救いの可能性がすべての人に及んでいる、ということは、主イエスの次の言葉がはっきりと表しています。

敵を愛し、自分を迫害する者のために祈れ。
父は悪人にも善人にも太陽を昇らせ、正しい者にも正しくない者にも雨を降らせて下さるからである。(マタイ五・4445

この短い言葉に神の愛がいかにあらゆる人に及んでいるかが、誰もが分かる言葉で明確に述べられています。
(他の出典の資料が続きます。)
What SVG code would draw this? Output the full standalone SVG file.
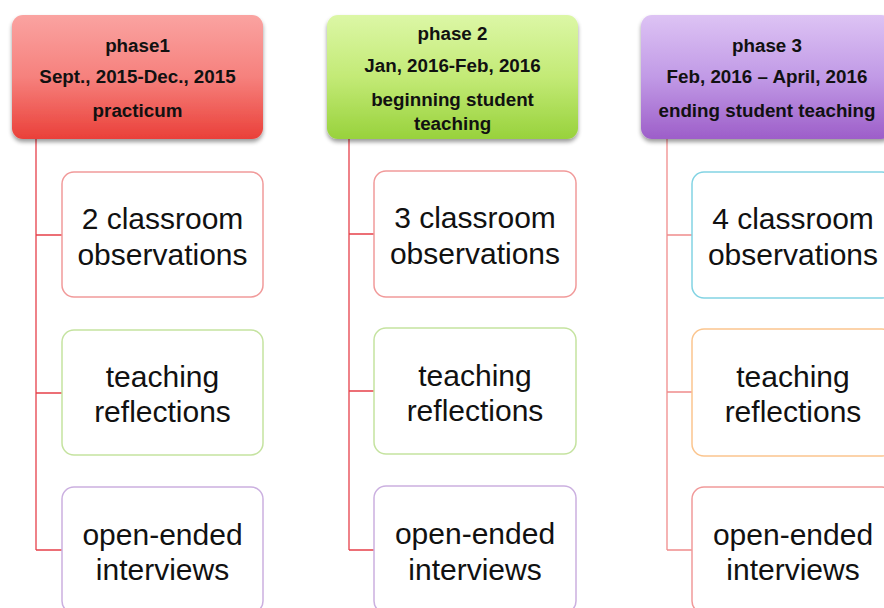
<svg xmlns="http://www.w3.org/2000/svg" width="884" height="608" viewBox="0 0 884 608">
<defs>
<linearGradient id="gRed" x1="0" y1="0" x2="0" y2="1">
<stop offset="0" stop-color="#faa3a1"/>
<stop offset="0.5" stop-color="#f6817d"/>
<stop offset="1" stop-color="#ea4039"/>
</linearGradient>
<linearGradient id="gGreen" x1="0" y1="0" x2="0" y2="1">
<stop offset="0" stop-color="#dcf7a6"/>
<stop offset="0.5" stop-color="#c3ea76"/>
<stop offset="1" stop-color="#98d23c"/>
</linearGradient>
<linearGradient id="gPurple" x1="0" y1="0" x2="0" y2="1">
<stop offset="0" stop-color="#ddc3f4"/>
<stop offset="0.5" stop-color="#c19ae6"/>
<stop offset="1" stop-color="#9d5ec9"/>
</linearGradient>
<filter id="sh" x="-10%" y="-10%" width="120%" height="130%">
<feGaussianBlur in="SourceAlpha" stdDeviation="2.2"/>
<feOffset dx="0" dy="3" result="b"/>
<feComponentTransfer><feFuncA type="linear" slope="0.4"/></feComponentTransfer>
<feMerge><feMergeNode/><feMergeNode in="SourceGraphic"/></feMerge>
</filter>
</defs>
<style>
.hdr{font-family:"Liberation Sans",Arial,sans-serif;font-weight:bold;font-size:18.8px;fill:#111;text-anchor:middle}
.bt{font-family:"Liberation Sans",Arial,sans-serif;font-size:30px;fill:#111;text-anchor:middle}
.box{fill:#fff;stroke-width:1.5}
.c1{fill:none;stroke:#e6404a;stroke-width:1.3}
.c3{fill:none;stroke:#f08c8c;stroke-width:1.3}
</style>

<g id="connectors">
<path class="c1" d="M36 139 V550 M36 235 H62 M36 393 H62 M36 550 H62"/>
<path class="c1" d="M349 139 V550 M349 234 H374 M349 391 H374 M349 550 H374"/>
<path class="c3" d="M667 139 V550 M667 235 H692 M667 392 H692 M667 550 H692"/>
</g>

<g id="phase1">
<rect x="12" y="15" width="251" height="124" rx="11" fill="url(#gRed)" filter="url(#sh)"/>
<text class="hdr" x="137.5" y="52">phase1</text>
<text class="hdr" x="137.5" y="83">Sept., 2015-Dec., 2015</text>
<text class="hdr" x="137.5" y="117">practicum</text>
</g>
<g id="p1-obs">
<rect class="box" x="62" y="172" width="201" height="125" rx="12" stroke="#f19a9a"/>
<text class="bt" x="162.5" y="229">2 classroom</text>
<text class="bt" x="162.5" y="265">observations</text>
</g>
<g id="p1-ref">
<rect class="box" x="62" y="330" width="201" height="125" rx="12" stroke="#c5e3a0"/>
<text class="bt" x="162.5" y="387">teaching</text>
<text class="bt" x="162.5" y="422">reflections</text>
</g>
<g id="p1-int">
<rect class="box" x="62" y="487" width="201" height="126" rx="12" stroke="#cbb0e0"/>
<text class="bt" x="162.5" y="545">open-ended</text>
<text class="bt" x="162.5" y="580">interviews</text>
</g>

<g id="phase2">
<rect x="327" y="15" width="251" height="124" rx="11" fill="url(#gGreen)" filter="url(#sh)"/>
<text class="hdr" x="452.5" y="40">phase 2</text>
<text class="hdr" x="452.5" y="72">Jan, 2016-Feb, 2016</text>
<text class="hdr" x="452.5" y="106">beginning student</text>
<text class="hdr" x="452.5" y="130">teaching</text>
</g>
<g id="p2-obs">
<rect class="box" x="374" y="171" width="202" height="126" rx="12" stroke="#f19a9a"/>
<text class="bt" x="475" y="228">3 classroom</text>
<text class="bt" x="475" y="264">observations</text>
</g>
<g id="p2-ref">
<rect class="box" x="374" y="328" width="202" height="126" rx="12" stroke="#c5e3a0"/>
<text class="bt" x="475" y="386">teaching</text>
<text class="bt" x="475" y="421">reflections</text>
</g>
<g id="p2-int">
<rect class="box" x="374" y="486" width="202" height="127" rx="12" stroke="#cbb0e0"/>
<text class="bt" x="475" y="544">open-ended</text>
<text class="bt" x="475" y="580">interviews</text>
</g>

<g id="phase3">
<rect x="641" y="15" width="251" height="124" rx="11" fill="url(#gPurple)" filter="url(#sh)"/>
<text class="hdr" x="767" y="52">phase 3</text>
<text class="hdr" x="767" y="83">Feb, 2016 – April, 2016</text>
<text class="hdr" x="767" y="117">ending student teaching</text>
</g>
<g id="p3-obs">
<rect class="box" x="692" y="172" width="202" height="126" rx="12" stroke="#82d3e3"/>
<text class="bt" x="793" y="229">4 classroom</text>
<text class="bt" x="793" y="265">observations</text>
</g>
<g id="p3-ref">
<rect class="box" x="692" y="329" width="202" height="127" rx="12" stroke="#fbc58e"/>
<text class="bt" x="793" y="387">teaching</text>
<text class="bt" x="793" y="422">reflections</text>
</g>
<g id="p3-int">
<rect class="box" x="692" y="487" width="202" height="126" rx="12" stroke="#f19a9a"/>
<text class="bt" x="793" y="545">open-ended</text>
<text class="bt" x="793" y="580">interviews</text>
</g>
</svg>
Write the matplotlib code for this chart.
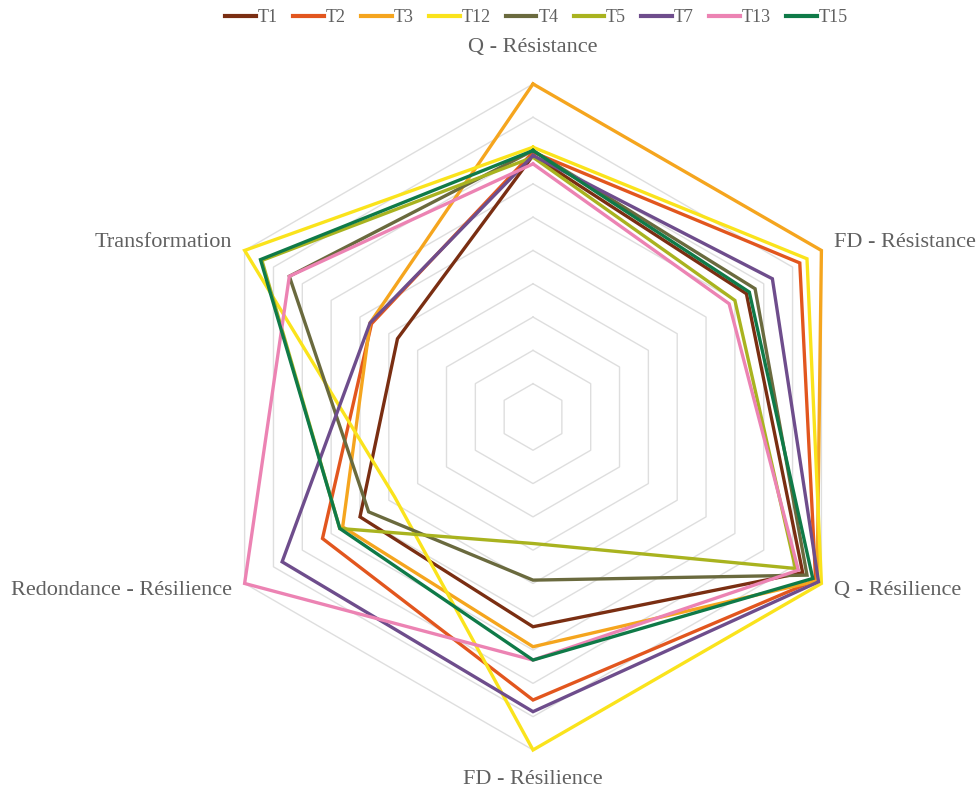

ですから、万人が救いの可能性を持っていることをいうのに、わざわざ異端とされてきたような問題の山積している神学説や特異な神学者の本を他人の著作から引き出してくる必要は全くないのです。
聖書(神の言葉)を中心に述べることをせず、数知れずあるさまざまの議論のなかから、特異なものを一方的に引用するのは、人間の教説を神の言葉以上に重んじる姿勢です。
こうした姿勢は、必ず聖書そのものを軽視する風潮に流れ、その延長上にあるのは、さまざまの人間の神学的な解釈や意見に動かされ、確固たる信仰を持つことから離れていくということです。
それは救いの原点である神の言葉やそれを何より尊重するところから与えられる聖霊をも軽視することになるでしょう。
 主イエスが地上で過ごされた当時、イエスの深く単純な真理はかえって無学な漁師や一般の人たち、そして当時は見下されていた盲人や病人、あるいはハンセン病のような人たちに深く受けいれられ、それをまったく受けいれようとしなかったのは、神の言葉を綿密に学んでいたはずの学者(律法学者)たちでした。
彼らはかえってイエスを受けいれず、憎しみをもってイエスに対し、迫害をしていったことが思いだされます。
 また、使徒パウロもとくに律法をすぐれた教師から学んでいた学者的な人物でしたが、その学問をもってしても、主イエスが神の子メシアであることは全く理解できず、キリスト者たちを迫害し、殺すことにすら加担していたのでした。
 パウロが真理を悟ったのは、学問によってでなく、上よりの光であり、生けるキリストからの直接の語りかけであったのです。
 主イエスはわかりやすい言葉で、そこに無限の真理を込め、万人に開かれた真理を語ったのに、ともすれば人間はそこに人間的な議論や解釈を次々と入れて、複雑にして、ごく一部の人しかわからないような難解な議論にしてしまうのです。そしてそのような議論が分かったとしても、救いとは関係のないことで、そんな議論は何一つなくとも、信仰によってまた主イエスの恵みによって、生きたキリストが魂に留まり、聖霊を受ければ、そのような議論とは比較にならない平安と確信がだれにでも与えられることです。
私たちは聖書の言葉が分かりにくいとき、異なる解釈があって分からないとき、それを単純化して一方の方だけを軽率に取り入れることから、だんだんと聖書にある神の言葉より人間の考えや解釈を重んじるようになりがちです。
 真理は楕円のようなもので、中心が二つある、とは内村鑑三やその信仰上の弟子であった政池 仁ほかの人たちによって、以前からよく言われてきたことです。私たちは、神の言葉の無限の深みと広がりを思うとき、救いと裁きといった重要な問題については、簡単に特定の箇所だけを重要視して、ほかの重要な箇所を無視するのでなく、また、矛盾するように見えるところがあっても、それを一方だけをとって、他方を簡単に捨てて顧みないというのでなく、十分に聖書の言葉をそれぞれに吟味することが必要です。
 そして、分からないことは、神に委ね、神が最善にして下さることを信じることです。そして求めるものには必ず与えられると、約束されている聖霊を待ち望むことです。聖霊こそは、そうしたあらゆる問題を最終的に啓示によって霊的に明らかにして下さるからです。

「はっきり言っておく。心を入れ替えて子供のようにならなければ、決して天の国に入ることはできない。」
(マタイ福音書183
 
 この主イエスの念を押すような表現、それは幼な子のような心、幼児が母親を全面的な信頼をもって見つめるような心で主を仰ぐことがいかに重要であるか、を指し示しているのです。